-- Start Information given --

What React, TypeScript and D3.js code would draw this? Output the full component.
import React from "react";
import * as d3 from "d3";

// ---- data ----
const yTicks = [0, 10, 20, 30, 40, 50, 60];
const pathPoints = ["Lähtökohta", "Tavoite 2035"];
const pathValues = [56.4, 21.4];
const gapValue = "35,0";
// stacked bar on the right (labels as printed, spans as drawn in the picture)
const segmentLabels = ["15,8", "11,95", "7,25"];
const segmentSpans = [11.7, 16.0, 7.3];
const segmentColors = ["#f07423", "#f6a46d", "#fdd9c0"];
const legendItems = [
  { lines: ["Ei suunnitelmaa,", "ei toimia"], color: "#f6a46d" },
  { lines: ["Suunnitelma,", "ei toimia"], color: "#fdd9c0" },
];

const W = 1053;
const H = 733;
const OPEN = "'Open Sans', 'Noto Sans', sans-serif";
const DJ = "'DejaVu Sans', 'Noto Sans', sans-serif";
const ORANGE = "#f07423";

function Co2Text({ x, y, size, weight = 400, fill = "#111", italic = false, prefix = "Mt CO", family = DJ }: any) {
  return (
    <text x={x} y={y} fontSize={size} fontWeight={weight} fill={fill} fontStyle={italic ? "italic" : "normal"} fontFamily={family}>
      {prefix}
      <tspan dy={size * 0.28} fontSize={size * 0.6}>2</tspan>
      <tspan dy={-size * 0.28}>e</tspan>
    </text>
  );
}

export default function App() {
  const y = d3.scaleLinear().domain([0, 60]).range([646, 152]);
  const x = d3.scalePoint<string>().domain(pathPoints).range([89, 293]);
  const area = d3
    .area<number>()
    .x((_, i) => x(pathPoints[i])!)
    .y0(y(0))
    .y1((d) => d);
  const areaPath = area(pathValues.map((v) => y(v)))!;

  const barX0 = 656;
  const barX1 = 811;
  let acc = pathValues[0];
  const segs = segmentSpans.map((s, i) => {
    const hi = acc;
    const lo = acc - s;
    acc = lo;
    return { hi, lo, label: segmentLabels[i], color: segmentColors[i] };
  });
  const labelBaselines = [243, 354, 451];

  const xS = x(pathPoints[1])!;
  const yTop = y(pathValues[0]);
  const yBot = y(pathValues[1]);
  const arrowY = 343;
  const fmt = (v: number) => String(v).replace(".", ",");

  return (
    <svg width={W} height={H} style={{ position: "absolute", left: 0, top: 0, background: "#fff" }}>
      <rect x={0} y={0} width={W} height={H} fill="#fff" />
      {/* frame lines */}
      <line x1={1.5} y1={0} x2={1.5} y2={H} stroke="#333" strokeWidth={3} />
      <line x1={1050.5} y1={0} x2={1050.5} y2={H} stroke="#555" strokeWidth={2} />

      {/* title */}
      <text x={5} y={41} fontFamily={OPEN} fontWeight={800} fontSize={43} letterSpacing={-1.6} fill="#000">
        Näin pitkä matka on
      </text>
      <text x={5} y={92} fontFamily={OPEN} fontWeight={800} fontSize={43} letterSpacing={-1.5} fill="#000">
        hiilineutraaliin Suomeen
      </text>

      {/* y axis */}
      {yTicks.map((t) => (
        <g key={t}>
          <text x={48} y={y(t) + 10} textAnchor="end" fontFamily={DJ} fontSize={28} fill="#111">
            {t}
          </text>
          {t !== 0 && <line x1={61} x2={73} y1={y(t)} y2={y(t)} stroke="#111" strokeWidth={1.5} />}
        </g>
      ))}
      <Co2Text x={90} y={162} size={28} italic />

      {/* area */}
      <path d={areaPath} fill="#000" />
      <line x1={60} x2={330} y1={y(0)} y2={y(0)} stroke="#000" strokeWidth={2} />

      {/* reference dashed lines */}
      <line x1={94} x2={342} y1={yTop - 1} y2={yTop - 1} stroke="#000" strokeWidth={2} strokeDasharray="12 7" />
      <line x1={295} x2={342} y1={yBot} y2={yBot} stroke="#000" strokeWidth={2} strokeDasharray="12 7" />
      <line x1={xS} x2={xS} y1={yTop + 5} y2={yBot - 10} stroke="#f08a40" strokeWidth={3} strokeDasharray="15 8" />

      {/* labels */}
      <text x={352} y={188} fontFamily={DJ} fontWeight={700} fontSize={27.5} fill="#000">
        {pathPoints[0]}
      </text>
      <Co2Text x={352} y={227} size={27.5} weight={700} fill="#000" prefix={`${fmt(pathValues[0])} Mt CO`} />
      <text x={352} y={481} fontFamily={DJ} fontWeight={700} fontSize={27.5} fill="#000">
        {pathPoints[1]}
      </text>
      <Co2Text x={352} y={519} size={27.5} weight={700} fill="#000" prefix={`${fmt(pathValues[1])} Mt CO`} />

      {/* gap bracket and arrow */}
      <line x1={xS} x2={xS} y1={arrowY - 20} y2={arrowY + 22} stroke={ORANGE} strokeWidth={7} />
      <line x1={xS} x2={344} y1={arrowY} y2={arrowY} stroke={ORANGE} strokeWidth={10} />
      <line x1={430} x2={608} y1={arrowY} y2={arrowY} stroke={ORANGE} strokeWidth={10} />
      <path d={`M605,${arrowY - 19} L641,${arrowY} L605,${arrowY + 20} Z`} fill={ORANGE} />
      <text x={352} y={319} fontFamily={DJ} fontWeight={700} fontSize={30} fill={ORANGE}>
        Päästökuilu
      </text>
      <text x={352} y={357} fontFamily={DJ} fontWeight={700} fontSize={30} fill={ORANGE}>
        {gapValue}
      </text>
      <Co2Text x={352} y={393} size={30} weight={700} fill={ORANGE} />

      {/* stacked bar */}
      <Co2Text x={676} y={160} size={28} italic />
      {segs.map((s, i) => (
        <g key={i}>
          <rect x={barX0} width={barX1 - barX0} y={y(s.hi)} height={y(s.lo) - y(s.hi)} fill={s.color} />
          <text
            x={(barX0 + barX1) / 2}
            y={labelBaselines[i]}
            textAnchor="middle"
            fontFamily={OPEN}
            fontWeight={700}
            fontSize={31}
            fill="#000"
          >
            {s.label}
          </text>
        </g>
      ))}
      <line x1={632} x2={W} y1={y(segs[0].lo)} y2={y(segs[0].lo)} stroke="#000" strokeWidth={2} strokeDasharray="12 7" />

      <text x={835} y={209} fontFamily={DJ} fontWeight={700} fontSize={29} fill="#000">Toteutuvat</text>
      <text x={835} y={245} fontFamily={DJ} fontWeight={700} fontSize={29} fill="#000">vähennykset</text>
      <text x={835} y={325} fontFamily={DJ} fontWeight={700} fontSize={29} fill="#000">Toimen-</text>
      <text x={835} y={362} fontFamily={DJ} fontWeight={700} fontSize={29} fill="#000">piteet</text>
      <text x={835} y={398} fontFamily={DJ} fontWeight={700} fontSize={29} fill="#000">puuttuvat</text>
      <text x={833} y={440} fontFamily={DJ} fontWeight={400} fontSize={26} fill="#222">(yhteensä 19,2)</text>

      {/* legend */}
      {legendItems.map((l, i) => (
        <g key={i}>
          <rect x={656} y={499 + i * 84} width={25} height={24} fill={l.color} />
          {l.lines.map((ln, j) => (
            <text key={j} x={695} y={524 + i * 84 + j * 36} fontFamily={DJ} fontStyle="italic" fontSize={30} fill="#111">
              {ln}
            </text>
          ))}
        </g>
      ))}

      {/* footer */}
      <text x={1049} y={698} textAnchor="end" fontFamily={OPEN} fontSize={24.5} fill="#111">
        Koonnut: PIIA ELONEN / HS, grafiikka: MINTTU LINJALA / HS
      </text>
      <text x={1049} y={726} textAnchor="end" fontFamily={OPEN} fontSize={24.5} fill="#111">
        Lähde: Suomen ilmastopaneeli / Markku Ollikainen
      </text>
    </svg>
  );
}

-- End Information given --
-- Start Information given --

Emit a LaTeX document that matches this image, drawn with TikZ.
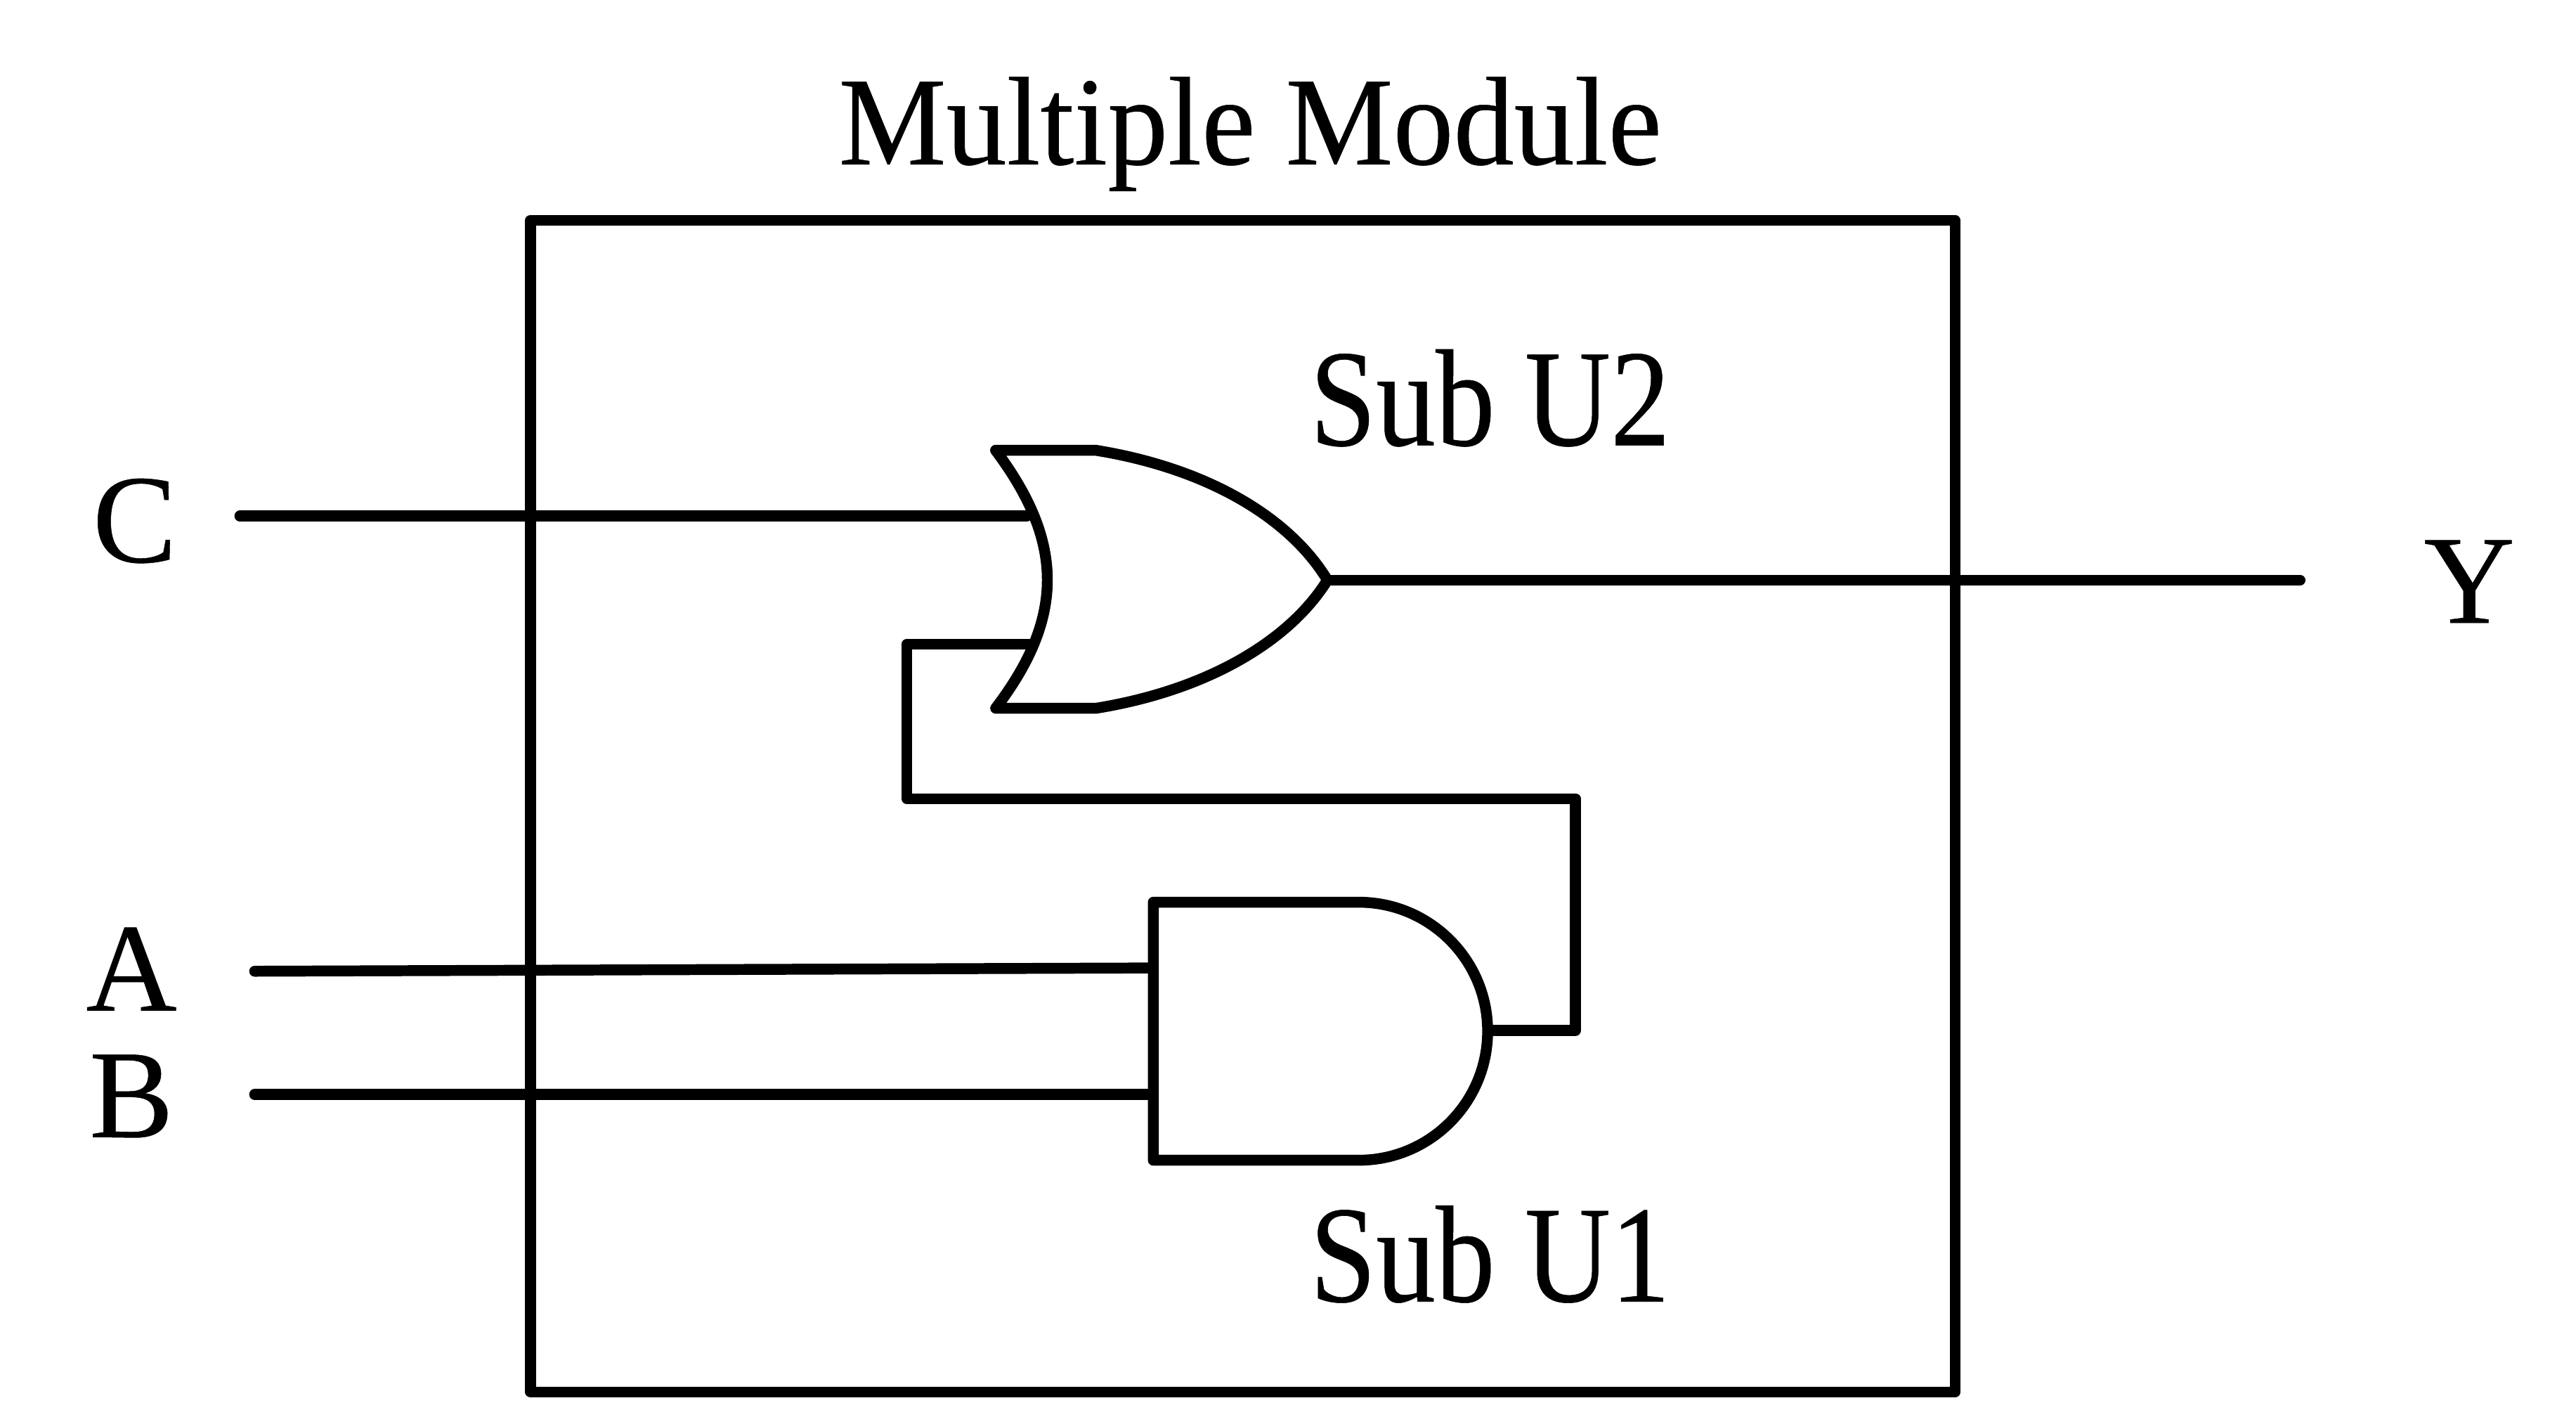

-- End Information given --

Instructions for the task: Provide the number of lines in the data above that contain the string "drawn", and nothing else.

Final result: 2